The increasingly aggressive pricing both companies are offering on unlimited data plans would suggest that perhaps they intend to lean into wireless and are willing to put major CAPEX behind it.
On the other hand coasting would definitely preserve margins as the broadband competition I expect to continue whittles away at the wireline division’s free cash flow. But Comcast will never become a major wireless power that way, so it would be capping its upside.
Key Points Synopsis
I do not agree that T-Mobile and Verizon are doomed to fall off as their networks fill up with the same data guzzlers in the same proportions as Comcast and Charter serve. It’s true that wireless will always have less capacity – and more ubiquity – than wireline service, but that’s just another reason for wireless carriers to calibrate their offerings to those who cost less to service because they use less. T-Mobile and Verizon continue to have considerable upside from fixed wireless.

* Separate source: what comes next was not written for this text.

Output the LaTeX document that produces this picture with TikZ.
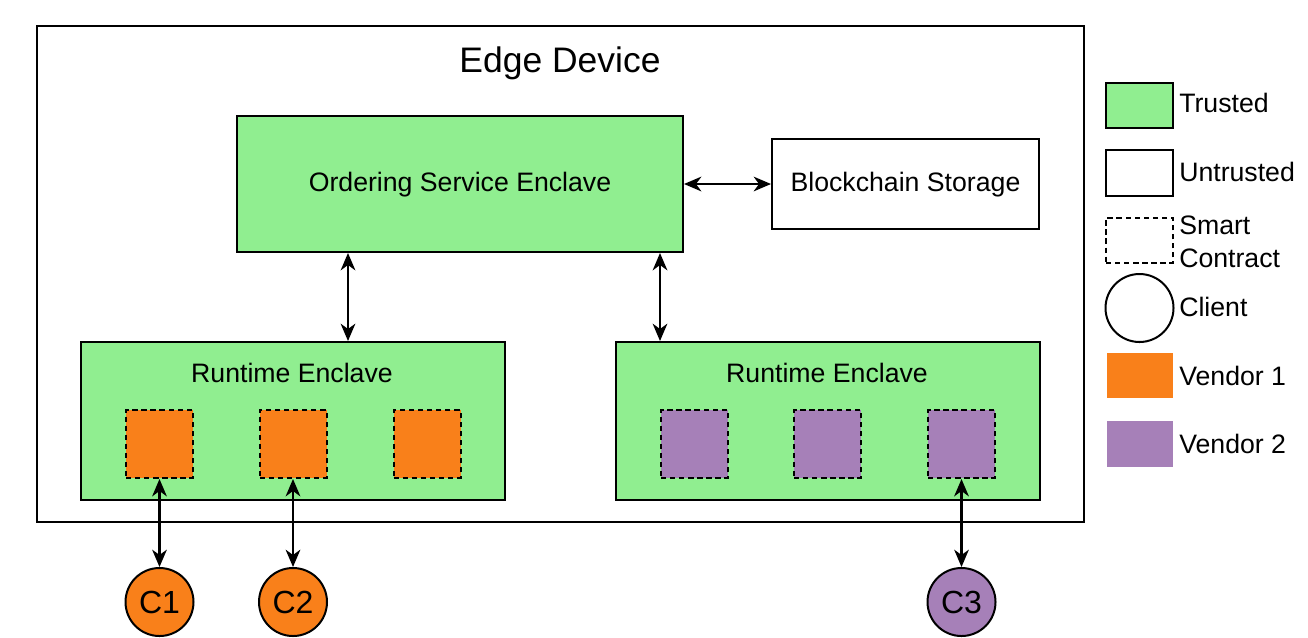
\documentclass[tikz,border=0pt]{standalone}
\usepackage{fontspec}
\setmainfont{Liberation Sans}
\usetikzlibrary{arrows.meta}
\definecolor{trustgreen}{HTML}{90EE90}
\definecolor{vendorone}{HTML}{F9801A}
\definecolor{vendortwo}{HTML}{A680B8}
\tikzset{
  px/.style={x=0.75pt,y=-0.75pt},
  boxline/.style={draw=black,line width=1.5pt},
  plainbox/.style={boxline,rectangle,inner sep=0pt},
  trustbox/.style={plainbox,fill=trustgreen},
  untrustbox/.style={plainbox,fill=white},
  scbox/.style={rectangle,inner sep=0pt,draw=black,line width=1.5pt,dash pattern=on 4pt off 2.8pt,minimum width=50.25pt,minimum height=51pt},
  client/.style={circle,boxline,inner sep=0pt,minimum size=51pt,font=\fontsize{24}{28}\selectfont},
  lbl/.style={inner sep=0pt,font=\fontsize{20}{24}\selectfont},
  legtxt/.style={lbl,anchor=west,align=left},
  arr/.style={line width=1.6pt,{Stealth[length=13pt,width=11pt,inset=4pt]}-{Stealth[length=13pt,width=11pt,inset=4pt]}},
}
\begin{document}
\begin{tikzpicture}[px]
\useasboundingbox (0,0) rectangle (1308,637);
% Edge device
\node[untrustbox,minimum width=785.25pt,minimum height=372pt] (edge) at (560.5,274) {};
\node[lbl,font=\fontsize{26.6}{30}\selectfont] (edgetitle) at (560,63) {Edge Device};
% Ordering service and storage
\node[trustbox,minimum width=334.5pt,minimum height=102pt] (ord) at (460,184) {};
\node[lbl] (ordtxt) at (460,185) {Ordering Service Enclave};
\node[untrustbox,minimum width=200.25pt,minimum height=67.5pt] (bc) at (905.5,184) {};
\node[lbl] (bctxt) at (905.5,185) {Blockchain Storage};
% Runtime enclaves
\node[trustbox,minimum width=318pt,minimum height=118.5pt] (rtL) at (293,421) {};
\node[lbl] (rtLtxt) at (292,373) {Runtime Enclave};
\node[trustbox,minimum width=318pt,minimum height=118.5pt] (rtR) at (828,421) {};
\node[lbl] (rtRtxt) at (827,373) {Runtime Enclave};
% Smart contracts
\node[scbox,fill=vendorone] (sc1) at (159.5,444) {};
\node[scbox,fill=vendorone] (sc2) at (293,444) {};
\node[scbox,fill=vendorone] (sc3) at (427,444) {};
\node[scbox,fill=vendortwo] (sc4) at (694.5,444) {};
\node[scbox,fill=vendortwo] (sc5) at (827.5,444) {};
\node[scbox,fill=vendortwo] (sc6) at (961.5,444) {};
% Clients
\node[client,fill=vendorone] (c1) at (159.5,602) {C1};
\node[client,fill=vendorone] (c2) at (293,602) {C2};
\node[client,fill=vendortwo] (c3) at (961.5,602) {C3};
% Connectors
\coordinate (xa) at (348,0);
\coordinate (xb) at (660,0);
\draw[arr] (ord.east) -- (bc.west);
\draw[arr] (ord.south -| xa) -- (rtL.north -| xa);
\draw[arr] (ord.south -| xb) -- (rtR.north -| xb);
\draw[arr] (sc1.south) -- (c1.north);
\draw[arr] (sc2.south) -- (c2.north);
\draw[arr] (sc6.south) -- (c3.north);
% Legend
\node[trustbox,minimum width=50.25pt,minimum height=33.75pt] (lg1) at (1139.5,105.5) {};
\node[legtxt] (lg1t) at (1179,103) {Trusted};
\node[untrustbox,minimum width=50.25pt,minimum height=34.5pt] (lg2) at (1139.5,173) {};
\node[legtxt] (lg2t) at (1179,172) {Untrusted};
\node[scbox,minimum width=50.25pt,minimum height=33.75pt] (lg3) at (1139.5,240.5) {};
\node[legtxt,font=\fontsize{20}{24.75}\selectfont] (lg3t) at (1179,242) {Smart\\Contract};
\node[client,fill=white] (lg4) at (1139.5,308) {};
\node[legtxt] (lg4t) at (1179,307) {Client};
\node[rectangle,inner sep=0pt,fill=vendorone,minimum width=49.5pt,minimum height=33.75pt] (lg5) at (1140,375.5) {};
\node[legtxt] (lg5t) at (1179,376) {Vendor 1};
\node[rectangle,inner sep=0pt,fill=vendortwo,minimum width=49.5pt,minimum height=34.5pt] (lg6) at (1140,444) {};
\node[legtxt] (lg6t) at (1179,444) {Vendor 2};
\end{tikzpicture}
\end{document}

That same argument, however, seems to cut in favor of Comcast when it comes to wireless service, which it can continue to gradually expand until there is enough cash flow in wireless to support a major push into network construction and give Comcast owner economics in its wireless division.
It’s also worth noting that AT&T’s decision to essentially sit out the fixed wireless broadband market, employing only as a limited tool in limited markets, will look even more foolish than it already does if it turns out the potential market is much larger than currently projected.
Investment Summary
Comcast seems likely to continue to suffer pricing power and profit declines in its broadband division. However, the picture for its NBCUniversal content division and its wireless offering seems considerably more positive. For now, I’m rating it a Hold.
Disclosure: I/we have a beneficial long position in the shares of TMUS either through stock ownership, options, or other derivatives. I wrote this article myself, and it expresses my own opinions. I am not receiving compensation for it (other than from Seeking Alpha). I have no business relationship with any company whose stock is mentioned in this article.